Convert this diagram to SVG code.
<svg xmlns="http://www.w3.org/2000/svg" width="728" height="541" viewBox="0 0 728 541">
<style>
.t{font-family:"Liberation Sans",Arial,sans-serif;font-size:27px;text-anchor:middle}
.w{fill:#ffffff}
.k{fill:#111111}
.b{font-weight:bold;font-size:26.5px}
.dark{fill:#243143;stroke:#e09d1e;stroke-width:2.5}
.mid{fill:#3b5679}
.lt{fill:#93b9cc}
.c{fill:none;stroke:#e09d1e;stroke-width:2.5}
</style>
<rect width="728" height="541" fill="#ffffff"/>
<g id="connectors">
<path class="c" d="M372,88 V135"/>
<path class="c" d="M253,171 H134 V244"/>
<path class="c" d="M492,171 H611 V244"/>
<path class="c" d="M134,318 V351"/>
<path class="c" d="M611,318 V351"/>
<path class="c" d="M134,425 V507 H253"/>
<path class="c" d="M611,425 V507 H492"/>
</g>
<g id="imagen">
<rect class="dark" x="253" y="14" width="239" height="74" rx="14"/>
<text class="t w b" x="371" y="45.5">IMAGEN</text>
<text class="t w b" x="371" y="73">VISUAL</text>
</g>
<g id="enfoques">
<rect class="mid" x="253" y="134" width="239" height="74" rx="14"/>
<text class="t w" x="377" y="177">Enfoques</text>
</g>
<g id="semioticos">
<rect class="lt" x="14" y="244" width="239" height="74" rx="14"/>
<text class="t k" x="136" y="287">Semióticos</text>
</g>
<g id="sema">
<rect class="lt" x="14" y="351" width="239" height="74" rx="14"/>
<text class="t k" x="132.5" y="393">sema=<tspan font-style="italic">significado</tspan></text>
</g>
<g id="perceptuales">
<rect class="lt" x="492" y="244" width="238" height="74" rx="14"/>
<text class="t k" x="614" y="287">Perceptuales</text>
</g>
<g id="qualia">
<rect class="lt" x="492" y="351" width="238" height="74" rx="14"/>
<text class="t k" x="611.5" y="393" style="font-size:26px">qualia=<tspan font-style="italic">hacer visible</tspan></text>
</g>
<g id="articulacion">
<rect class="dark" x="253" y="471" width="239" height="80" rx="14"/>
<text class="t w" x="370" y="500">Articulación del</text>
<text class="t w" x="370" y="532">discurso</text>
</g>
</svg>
• • • • • • •
> _STATED GOAL_
Extract the whole listing, character for character.

> _RESPONSE TO THIS EXERCISE_
Convert this diagram to SVG code.
<svg xmlns="http://www.w3.org/2000/svg" width="728" height="541" viewBox="0 0 728 541">
<style>
.t{font-family:"Liberation Sans",Arial,sans-serif;font-size:27px;text-anchor:middle}
.w{fill:#ffffff}
.k{fill:#111111}
.b{font-weight:bold;font-size:26.5px}
.dark{fill:#243143;stroke:#e09d1e;stroke-width:2.5}
.mid{fill:#3b5679}
.lt{fill:#93b9cc}
.c{fill:none;stroke:#e09d1e;stroke-width:2.5}
</style>
<rect width="728" height="541" fill="#ffffff"/>
<g id="connectors">
<path class="c" d="M372,88 V135"/>
<path class="c" d="M253,171 H134 V244"/>
<path class="c" d="M492,171 H611 V244"/>
<path class="c" d="M134,318 V351"/>
<path class="c" d="M611,318 V351"/>
<path class="c" d="M134,425 V507 H253"/>
<path class="c" d="M611,425 V507 H492"/>
</g>
<g id="imagen">
<rect class="dark" x="253" y="14" width="239" height="74" rx="14"/>
<text class="t w b" x="371" y="45.5">IMAGEN</text>
<text class="t w b" x="371" y="73">VISUAL</text>
</g>
<g id="enfoques">
<rect class="mid" x="253" y="134" width="239" height="74" rx="14"/>
<text class="t w" x="377" y="177">Enfoques</text>
</g>
<g id="semioticos">
<rect class="lt" x="14" y="244" width="239" height="74" rx="14"/>
<text class="t k" x="136" y="287">Semióticos</text>
</g>
<g id="sema">
<rect class="lt" x="14" y="351" width="239" height="74" rx="14"/>
<text class="t k" x="132.5" y="393">sema=<tspan font-style="italic">significado</tspan></text>
</g>
<g id="perceptuales">
<rect class="lt" x="492" y="244" width="238" height="74" rx="14"/>
<text class="t k" x="614" y="287">Perceptuales</text>
</g>
<g id="qualia">
<rect class="lt" x="492" y="351" width="238" height="74" rx="14"/>
<text class="t k" x="611.5" y="393" style="font-size:26px">qualia=<tspan font-style="italic">hacer visible</tspan></text>
</g>
<g id="articulacion">
<rect class="dark" x="253" y="471" width="239" height="80" rx="14"/>
<text class="t w" x="370" y="500">Articulación del</text>
<text class="t w" x="370" y="532">discurso</text>
</g>
</svg>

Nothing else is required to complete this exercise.